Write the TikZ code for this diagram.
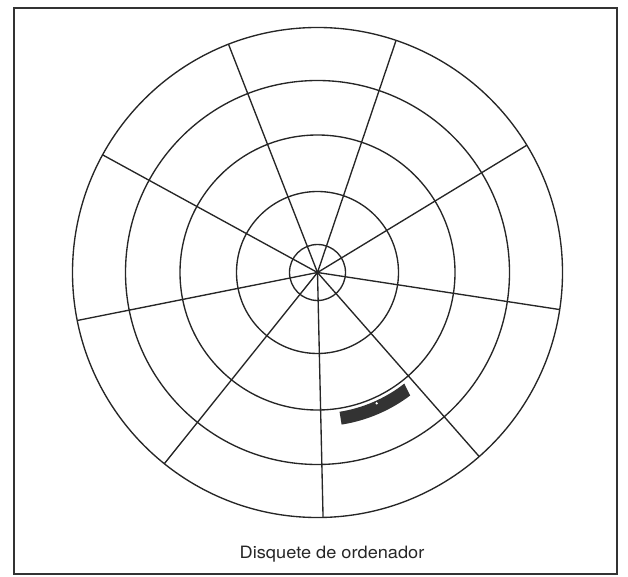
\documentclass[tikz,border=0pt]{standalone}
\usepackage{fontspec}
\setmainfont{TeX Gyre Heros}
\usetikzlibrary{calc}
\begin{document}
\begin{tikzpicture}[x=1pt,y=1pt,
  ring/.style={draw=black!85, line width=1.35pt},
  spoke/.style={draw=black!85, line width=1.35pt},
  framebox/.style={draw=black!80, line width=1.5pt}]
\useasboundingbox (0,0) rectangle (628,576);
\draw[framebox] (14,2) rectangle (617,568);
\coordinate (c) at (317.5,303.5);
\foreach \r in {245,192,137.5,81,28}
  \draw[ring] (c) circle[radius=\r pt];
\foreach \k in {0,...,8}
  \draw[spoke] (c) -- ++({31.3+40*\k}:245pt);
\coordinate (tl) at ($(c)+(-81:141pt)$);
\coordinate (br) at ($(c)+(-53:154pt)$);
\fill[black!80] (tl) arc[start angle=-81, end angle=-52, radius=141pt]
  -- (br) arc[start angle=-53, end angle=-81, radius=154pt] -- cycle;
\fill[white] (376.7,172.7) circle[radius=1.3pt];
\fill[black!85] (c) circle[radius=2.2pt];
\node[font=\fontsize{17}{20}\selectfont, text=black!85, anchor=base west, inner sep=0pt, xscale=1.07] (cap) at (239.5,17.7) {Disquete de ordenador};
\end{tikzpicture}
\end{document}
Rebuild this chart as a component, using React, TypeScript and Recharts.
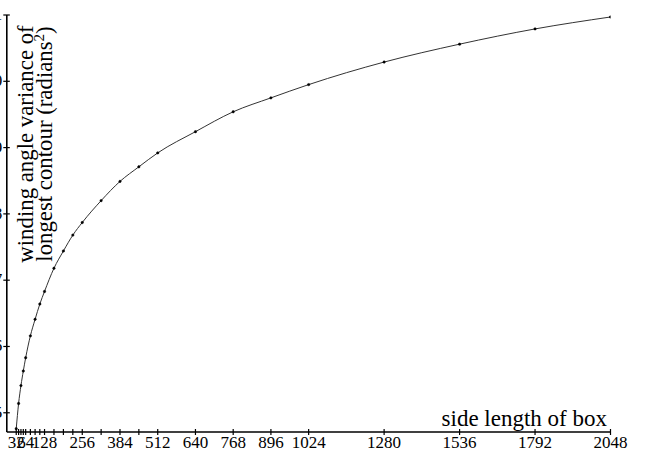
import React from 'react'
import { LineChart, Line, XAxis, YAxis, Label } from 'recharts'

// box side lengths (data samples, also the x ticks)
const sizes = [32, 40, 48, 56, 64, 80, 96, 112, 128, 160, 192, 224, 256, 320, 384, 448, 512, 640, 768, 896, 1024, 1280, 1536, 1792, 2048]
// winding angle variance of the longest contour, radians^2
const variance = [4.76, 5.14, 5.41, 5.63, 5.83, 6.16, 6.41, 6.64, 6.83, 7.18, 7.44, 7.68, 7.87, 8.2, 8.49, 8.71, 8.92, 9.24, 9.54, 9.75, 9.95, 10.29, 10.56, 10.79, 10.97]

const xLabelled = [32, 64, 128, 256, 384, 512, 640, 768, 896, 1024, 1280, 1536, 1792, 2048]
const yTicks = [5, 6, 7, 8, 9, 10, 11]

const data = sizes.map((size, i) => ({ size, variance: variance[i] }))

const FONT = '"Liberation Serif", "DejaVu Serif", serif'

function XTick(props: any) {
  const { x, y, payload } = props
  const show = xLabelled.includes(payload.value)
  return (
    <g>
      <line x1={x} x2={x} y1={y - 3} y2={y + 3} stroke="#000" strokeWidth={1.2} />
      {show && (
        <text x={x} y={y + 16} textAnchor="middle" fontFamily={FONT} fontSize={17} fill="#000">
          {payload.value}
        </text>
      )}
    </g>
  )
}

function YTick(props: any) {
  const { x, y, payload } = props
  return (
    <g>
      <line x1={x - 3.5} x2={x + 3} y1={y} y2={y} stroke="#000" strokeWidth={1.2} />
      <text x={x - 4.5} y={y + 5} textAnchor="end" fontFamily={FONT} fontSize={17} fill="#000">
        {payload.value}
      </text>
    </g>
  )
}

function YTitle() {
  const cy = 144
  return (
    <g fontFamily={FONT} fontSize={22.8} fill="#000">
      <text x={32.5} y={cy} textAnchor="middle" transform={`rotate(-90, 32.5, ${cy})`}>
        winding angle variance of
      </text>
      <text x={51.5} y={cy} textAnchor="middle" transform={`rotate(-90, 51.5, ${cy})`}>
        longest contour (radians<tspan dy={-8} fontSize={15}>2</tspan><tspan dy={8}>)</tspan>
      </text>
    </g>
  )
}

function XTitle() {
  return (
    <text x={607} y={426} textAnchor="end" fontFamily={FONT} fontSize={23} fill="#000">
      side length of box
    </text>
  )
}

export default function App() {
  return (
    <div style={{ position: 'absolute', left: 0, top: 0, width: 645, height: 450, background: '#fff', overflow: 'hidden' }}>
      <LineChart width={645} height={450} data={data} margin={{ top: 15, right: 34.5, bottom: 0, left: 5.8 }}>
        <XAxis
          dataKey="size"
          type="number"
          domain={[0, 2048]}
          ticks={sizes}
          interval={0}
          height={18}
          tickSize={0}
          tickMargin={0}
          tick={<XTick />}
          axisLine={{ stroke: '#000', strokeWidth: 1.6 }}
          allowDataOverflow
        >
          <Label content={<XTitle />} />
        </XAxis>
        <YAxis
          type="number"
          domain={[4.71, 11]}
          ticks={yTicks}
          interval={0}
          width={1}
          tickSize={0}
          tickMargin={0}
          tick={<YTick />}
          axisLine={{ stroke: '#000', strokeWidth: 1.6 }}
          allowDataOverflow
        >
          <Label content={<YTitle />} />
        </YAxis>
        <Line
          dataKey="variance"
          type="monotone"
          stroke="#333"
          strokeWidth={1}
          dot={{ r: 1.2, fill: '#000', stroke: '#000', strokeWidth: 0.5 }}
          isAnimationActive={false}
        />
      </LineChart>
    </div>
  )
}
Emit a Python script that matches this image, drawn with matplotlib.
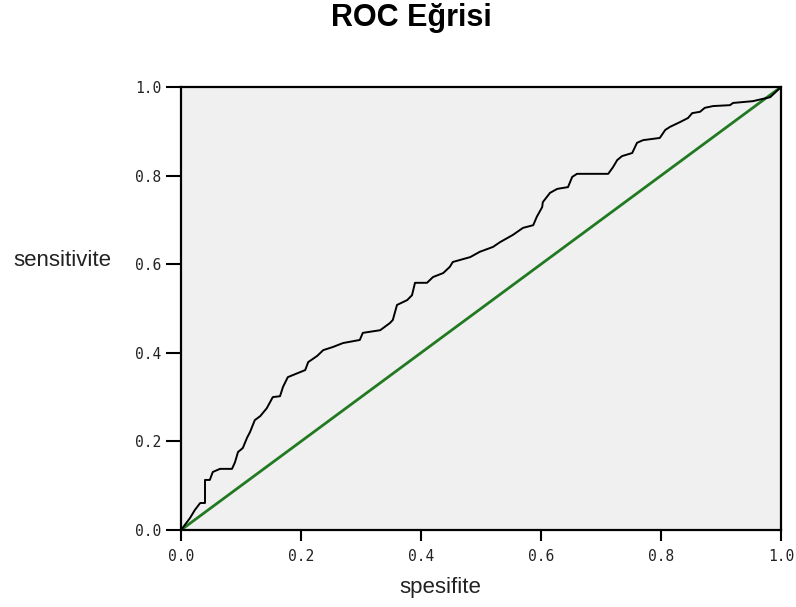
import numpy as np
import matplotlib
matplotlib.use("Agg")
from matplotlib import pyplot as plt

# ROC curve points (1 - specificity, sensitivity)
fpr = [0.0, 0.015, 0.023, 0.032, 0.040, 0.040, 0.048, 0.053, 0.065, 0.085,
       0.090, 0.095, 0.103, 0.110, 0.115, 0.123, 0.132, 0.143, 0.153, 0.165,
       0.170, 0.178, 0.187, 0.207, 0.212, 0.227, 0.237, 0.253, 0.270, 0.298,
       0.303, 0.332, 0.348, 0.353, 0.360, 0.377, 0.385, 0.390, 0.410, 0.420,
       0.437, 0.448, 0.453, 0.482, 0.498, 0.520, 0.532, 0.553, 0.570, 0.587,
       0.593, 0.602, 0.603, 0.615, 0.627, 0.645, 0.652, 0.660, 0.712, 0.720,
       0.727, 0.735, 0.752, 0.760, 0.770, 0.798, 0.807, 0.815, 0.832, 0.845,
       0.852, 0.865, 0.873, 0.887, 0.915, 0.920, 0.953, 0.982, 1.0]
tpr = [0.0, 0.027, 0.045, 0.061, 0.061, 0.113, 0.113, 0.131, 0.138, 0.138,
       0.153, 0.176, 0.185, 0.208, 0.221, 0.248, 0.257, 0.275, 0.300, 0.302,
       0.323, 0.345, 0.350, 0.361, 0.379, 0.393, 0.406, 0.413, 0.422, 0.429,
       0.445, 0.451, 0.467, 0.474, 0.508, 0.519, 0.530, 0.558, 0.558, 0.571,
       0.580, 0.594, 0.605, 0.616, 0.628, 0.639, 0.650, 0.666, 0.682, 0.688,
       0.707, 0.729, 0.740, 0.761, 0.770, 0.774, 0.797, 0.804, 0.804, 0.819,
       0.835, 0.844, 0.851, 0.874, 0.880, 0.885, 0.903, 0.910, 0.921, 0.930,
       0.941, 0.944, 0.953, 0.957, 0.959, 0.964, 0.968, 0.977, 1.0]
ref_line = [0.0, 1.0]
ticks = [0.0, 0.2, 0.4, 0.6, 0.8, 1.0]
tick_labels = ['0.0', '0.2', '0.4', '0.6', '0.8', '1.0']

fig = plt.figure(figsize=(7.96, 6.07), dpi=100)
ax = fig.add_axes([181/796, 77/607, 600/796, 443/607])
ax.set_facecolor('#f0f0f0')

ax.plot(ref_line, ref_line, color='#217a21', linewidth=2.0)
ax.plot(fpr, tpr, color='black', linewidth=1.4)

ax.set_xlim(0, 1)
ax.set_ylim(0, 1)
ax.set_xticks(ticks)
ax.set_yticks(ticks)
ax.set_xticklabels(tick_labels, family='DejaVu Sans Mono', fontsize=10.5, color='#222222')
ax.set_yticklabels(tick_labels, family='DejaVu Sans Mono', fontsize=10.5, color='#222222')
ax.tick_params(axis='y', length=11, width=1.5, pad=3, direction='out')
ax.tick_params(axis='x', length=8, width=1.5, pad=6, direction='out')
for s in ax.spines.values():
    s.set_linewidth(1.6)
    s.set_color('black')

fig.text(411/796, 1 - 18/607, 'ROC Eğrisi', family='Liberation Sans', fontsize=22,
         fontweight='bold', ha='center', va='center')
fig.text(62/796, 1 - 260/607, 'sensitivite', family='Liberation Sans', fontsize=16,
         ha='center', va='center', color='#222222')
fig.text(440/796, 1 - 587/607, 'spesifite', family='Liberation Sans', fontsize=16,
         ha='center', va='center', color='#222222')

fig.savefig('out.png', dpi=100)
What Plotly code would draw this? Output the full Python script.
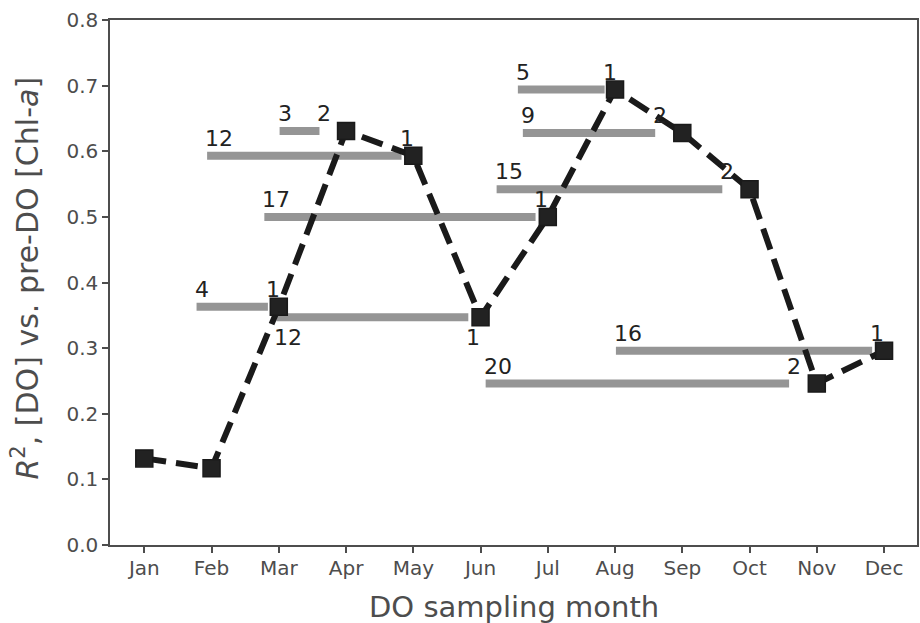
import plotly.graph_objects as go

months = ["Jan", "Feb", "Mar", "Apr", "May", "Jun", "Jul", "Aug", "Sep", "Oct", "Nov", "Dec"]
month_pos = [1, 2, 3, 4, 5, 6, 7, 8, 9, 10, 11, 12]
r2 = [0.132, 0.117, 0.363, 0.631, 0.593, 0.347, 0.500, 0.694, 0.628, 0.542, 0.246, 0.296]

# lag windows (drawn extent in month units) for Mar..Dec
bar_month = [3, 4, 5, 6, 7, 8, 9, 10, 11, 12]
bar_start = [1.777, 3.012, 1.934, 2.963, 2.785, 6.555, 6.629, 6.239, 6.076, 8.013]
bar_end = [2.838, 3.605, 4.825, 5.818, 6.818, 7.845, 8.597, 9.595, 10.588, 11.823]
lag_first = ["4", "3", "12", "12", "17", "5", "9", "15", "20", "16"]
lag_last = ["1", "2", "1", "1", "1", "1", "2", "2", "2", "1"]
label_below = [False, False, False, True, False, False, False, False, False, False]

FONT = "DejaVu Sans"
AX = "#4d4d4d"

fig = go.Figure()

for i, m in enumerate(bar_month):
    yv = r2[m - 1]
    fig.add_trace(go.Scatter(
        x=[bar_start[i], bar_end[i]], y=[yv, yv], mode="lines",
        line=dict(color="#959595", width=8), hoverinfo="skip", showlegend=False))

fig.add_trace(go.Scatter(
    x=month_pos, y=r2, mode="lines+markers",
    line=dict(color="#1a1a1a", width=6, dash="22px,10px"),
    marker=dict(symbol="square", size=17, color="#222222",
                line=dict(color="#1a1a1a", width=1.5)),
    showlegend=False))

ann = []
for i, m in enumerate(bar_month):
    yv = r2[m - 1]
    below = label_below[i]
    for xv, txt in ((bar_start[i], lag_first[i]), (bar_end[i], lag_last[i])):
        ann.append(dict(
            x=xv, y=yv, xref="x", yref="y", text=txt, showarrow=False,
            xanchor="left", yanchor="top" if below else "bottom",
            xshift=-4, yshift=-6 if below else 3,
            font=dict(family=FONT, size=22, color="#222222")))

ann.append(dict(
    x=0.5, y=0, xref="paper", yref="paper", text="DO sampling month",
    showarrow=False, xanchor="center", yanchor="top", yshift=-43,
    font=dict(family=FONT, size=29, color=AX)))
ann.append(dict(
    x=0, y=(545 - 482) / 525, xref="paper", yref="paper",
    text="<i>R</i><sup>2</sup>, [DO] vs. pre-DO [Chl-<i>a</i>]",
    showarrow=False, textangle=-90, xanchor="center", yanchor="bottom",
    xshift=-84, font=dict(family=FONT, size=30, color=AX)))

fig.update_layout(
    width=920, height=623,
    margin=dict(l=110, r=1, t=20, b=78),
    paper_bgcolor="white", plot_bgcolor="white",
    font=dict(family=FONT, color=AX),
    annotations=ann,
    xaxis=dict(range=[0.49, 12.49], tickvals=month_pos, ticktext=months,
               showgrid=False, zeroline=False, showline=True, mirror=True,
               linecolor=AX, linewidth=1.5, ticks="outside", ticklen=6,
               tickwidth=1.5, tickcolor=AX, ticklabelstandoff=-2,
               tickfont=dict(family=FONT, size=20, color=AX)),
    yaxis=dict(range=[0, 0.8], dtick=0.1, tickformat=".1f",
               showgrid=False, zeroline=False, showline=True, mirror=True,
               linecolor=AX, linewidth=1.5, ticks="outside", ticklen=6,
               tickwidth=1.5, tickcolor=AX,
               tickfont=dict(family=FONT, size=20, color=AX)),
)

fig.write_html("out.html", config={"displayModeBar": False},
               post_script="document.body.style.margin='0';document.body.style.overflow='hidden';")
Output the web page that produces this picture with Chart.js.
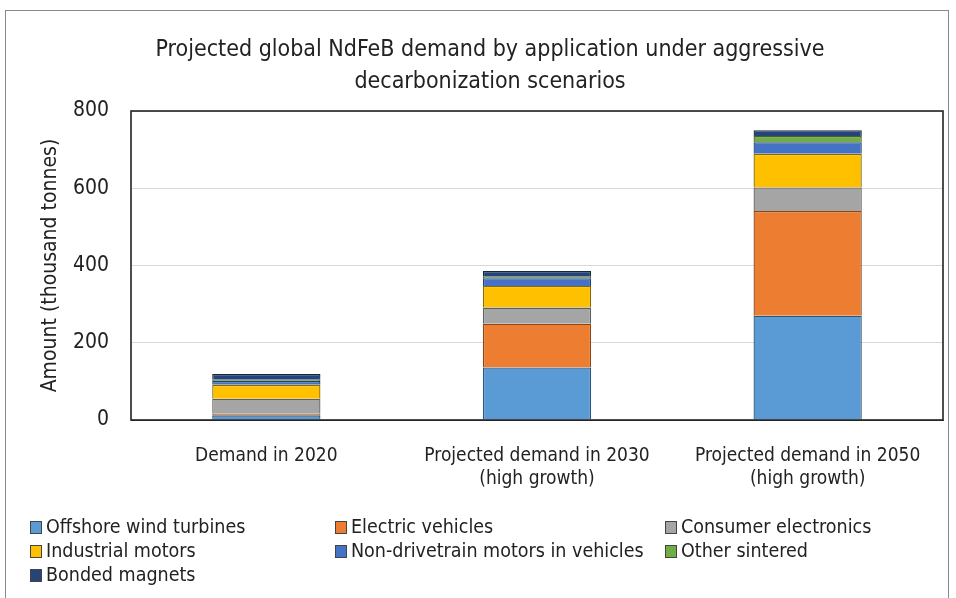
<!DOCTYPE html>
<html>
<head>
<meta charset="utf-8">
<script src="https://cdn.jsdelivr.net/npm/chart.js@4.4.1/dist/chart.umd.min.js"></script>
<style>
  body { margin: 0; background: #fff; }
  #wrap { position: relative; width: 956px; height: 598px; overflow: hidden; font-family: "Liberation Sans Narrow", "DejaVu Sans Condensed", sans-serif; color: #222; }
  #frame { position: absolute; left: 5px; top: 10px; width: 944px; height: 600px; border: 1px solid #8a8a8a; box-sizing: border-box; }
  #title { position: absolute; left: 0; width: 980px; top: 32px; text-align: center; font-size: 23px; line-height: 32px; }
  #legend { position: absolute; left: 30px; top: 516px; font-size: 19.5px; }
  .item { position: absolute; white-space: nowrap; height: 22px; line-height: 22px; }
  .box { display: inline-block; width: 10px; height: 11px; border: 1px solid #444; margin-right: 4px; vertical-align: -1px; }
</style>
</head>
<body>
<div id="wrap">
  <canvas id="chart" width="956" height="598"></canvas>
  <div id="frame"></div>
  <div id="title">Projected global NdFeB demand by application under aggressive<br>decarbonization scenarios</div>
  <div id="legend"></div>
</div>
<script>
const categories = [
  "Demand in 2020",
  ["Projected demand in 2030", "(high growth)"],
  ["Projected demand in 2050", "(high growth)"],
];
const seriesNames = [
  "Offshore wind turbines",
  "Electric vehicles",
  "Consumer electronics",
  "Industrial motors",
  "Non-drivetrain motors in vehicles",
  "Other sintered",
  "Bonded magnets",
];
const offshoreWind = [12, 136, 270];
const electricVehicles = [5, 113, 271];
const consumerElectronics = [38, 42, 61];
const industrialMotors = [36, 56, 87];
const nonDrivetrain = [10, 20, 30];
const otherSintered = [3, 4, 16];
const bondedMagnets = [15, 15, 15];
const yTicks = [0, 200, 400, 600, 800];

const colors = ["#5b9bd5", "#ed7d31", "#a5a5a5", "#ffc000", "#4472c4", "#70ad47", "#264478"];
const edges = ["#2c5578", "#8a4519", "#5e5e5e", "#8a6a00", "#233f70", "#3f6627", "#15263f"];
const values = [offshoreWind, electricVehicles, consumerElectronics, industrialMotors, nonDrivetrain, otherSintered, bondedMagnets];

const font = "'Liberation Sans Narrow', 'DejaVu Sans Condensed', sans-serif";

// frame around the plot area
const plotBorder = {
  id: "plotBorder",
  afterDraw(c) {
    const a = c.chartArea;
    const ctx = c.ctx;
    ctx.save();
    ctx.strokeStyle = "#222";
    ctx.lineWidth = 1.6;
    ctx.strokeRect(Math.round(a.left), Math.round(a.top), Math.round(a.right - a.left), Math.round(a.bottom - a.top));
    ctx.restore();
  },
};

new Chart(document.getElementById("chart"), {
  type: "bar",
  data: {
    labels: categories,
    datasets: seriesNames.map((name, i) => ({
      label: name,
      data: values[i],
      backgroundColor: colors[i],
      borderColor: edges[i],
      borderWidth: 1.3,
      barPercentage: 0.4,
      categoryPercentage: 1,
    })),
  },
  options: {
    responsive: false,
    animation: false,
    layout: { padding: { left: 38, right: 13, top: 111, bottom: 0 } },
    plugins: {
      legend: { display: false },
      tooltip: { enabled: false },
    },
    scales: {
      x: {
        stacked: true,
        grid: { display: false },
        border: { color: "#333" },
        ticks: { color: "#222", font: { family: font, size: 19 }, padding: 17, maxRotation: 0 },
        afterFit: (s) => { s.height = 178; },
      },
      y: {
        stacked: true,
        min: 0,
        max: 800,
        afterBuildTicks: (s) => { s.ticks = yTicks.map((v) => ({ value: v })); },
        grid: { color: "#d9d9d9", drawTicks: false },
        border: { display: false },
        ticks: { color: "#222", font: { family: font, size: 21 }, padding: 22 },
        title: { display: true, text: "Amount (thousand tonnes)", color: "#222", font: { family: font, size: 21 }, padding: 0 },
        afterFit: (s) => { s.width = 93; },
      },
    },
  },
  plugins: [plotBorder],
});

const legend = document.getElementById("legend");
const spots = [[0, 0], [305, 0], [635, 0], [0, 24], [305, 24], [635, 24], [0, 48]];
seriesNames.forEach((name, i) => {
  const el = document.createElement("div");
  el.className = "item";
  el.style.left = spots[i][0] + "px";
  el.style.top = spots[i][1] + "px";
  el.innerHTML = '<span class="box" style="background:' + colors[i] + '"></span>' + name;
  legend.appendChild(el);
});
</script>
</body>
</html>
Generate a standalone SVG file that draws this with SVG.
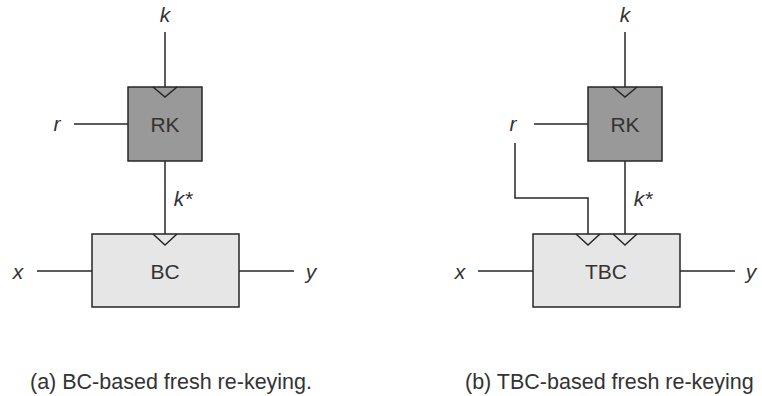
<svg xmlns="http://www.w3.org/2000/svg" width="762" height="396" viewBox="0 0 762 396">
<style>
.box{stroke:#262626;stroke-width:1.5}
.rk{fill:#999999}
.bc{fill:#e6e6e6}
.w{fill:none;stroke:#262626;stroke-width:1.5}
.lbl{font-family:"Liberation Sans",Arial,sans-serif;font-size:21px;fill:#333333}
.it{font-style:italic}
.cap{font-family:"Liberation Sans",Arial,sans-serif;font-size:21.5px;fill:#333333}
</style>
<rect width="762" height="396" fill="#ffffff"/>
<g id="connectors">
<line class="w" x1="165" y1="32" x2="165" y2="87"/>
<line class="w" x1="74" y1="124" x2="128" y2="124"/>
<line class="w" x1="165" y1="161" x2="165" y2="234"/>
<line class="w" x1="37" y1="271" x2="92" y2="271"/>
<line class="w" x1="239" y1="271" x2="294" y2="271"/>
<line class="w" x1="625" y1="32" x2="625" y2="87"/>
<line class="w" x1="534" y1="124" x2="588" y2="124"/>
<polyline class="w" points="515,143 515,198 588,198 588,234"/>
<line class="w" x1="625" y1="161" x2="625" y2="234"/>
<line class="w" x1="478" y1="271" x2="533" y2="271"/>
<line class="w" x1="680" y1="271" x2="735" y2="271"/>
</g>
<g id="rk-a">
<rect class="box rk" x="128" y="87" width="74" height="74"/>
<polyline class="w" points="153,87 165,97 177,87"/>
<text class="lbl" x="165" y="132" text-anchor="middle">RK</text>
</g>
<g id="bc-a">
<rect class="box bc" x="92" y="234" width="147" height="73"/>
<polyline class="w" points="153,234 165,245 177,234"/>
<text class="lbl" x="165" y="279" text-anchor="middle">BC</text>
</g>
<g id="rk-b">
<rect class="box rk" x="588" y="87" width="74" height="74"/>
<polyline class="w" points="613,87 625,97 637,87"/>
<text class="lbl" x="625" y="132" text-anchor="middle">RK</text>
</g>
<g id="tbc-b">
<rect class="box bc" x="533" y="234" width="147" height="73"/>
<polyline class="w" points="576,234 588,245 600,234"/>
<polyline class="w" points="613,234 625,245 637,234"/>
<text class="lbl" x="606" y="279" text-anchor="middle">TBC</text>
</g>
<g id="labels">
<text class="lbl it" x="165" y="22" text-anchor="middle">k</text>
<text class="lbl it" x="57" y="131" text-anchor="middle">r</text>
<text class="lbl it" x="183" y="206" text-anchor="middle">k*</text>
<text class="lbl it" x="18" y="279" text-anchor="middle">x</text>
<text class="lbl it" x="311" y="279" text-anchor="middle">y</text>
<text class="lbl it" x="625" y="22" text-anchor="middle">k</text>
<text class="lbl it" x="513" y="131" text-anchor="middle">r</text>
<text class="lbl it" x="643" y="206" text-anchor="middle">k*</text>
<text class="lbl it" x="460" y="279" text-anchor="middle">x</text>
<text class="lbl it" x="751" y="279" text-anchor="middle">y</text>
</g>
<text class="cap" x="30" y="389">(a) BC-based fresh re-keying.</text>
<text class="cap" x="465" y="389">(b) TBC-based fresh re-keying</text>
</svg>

What the task requires:
Search the data above for lines holding "matplotlib" and copy each of them.

Result below:
Emit a Python script that matches this image, drawn with matplotlib.
import matplotlib
matplotlib.use("Agg")
from matplotlib import pyplot as plt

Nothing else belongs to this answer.